** Begin Material **

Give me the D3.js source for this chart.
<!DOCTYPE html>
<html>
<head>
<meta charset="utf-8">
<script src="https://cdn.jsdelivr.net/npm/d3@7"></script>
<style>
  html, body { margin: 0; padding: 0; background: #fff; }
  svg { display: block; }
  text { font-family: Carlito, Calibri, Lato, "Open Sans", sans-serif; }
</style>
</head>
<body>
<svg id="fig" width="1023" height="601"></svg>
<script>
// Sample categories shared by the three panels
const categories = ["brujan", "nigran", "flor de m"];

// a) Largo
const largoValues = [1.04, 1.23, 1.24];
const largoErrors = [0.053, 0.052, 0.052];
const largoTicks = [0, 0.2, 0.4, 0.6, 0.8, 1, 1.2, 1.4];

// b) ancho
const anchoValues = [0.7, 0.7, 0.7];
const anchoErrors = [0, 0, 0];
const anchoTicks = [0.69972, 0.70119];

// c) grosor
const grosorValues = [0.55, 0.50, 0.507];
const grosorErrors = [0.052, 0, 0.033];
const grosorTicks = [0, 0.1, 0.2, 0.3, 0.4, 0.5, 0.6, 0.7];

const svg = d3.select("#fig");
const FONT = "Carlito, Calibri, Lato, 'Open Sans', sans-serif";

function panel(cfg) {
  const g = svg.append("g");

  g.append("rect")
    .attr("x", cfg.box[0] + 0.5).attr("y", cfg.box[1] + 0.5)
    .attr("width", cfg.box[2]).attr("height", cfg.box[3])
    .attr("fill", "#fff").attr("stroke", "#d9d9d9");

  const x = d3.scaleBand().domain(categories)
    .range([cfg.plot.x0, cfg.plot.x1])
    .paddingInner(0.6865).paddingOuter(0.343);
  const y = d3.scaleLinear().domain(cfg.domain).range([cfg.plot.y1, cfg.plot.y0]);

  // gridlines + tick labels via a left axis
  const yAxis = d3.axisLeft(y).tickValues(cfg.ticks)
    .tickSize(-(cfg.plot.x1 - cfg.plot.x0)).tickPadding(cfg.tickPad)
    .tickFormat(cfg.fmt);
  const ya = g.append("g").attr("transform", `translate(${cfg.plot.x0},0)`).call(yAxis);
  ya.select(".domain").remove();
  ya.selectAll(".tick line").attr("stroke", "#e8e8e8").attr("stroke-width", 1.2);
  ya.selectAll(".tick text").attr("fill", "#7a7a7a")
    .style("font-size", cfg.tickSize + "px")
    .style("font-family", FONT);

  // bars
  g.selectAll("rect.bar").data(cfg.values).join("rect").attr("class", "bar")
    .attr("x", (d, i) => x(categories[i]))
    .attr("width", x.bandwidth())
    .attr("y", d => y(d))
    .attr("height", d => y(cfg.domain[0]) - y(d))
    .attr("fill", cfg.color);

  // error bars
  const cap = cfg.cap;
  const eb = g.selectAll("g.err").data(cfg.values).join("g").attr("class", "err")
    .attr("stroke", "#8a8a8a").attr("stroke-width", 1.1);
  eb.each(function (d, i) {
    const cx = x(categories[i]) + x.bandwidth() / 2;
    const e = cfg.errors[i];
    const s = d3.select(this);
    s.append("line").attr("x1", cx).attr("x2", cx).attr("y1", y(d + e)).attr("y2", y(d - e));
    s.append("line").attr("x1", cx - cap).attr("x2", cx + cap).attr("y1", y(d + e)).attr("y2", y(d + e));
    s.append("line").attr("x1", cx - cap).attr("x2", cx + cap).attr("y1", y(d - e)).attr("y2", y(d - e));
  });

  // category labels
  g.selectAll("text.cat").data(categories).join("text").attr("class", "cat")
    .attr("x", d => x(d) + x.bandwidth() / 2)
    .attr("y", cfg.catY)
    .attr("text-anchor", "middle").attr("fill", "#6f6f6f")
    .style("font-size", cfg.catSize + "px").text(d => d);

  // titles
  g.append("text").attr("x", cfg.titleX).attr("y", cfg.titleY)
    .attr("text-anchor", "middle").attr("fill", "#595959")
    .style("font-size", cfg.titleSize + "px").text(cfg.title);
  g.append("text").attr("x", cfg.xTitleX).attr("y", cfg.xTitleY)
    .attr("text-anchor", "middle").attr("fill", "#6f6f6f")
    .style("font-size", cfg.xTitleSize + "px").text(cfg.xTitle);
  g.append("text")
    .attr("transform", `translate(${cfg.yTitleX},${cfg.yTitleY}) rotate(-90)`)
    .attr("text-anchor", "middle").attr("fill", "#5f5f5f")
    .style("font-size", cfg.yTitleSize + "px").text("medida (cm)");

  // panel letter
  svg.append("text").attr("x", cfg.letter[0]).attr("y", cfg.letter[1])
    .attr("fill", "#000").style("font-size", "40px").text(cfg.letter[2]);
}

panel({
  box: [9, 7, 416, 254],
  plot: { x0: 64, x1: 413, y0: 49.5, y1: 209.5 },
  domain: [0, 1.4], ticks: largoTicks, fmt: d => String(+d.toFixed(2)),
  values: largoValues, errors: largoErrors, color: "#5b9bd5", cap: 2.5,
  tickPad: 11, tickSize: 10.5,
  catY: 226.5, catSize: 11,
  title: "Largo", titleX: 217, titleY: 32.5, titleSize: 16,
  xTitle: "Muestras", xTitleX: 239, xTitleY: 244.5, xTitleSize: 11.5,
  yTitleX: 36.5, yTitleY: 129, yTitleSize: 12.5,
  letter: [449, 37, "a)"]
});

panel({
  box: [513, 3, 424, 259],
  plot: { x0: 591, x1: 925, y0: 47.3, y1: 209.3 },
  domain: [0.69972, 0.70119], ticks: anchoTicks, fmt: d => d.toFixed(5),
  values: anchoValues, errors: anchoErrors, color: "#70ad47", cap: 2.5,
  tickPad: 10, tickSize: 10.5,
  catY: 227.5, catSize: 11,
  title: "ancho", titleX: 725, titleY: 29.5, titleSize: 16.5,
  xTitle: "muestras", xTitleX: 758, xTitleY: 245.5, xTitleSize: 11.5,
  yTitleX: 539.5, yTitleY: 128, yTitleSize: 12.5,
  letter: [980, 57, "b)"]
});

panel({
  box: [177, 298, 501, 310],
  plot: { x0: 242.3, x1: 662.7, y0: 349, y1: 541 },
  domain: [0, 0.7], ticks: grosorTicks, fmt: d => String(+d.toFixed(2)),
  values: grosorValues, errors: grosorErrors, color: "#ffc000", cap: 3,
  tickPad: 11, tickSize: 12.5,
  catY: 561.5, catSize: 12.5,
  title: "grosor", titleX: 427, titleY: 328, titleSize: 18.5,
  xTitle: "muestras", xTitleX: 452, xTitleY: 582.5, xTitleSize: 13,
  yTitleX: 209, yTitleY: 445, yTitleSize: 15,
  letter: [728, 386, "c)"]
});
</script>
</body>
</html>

** End Material **

What you need to do
Report the number of lines holding the string "this", without any other words.

Solution
2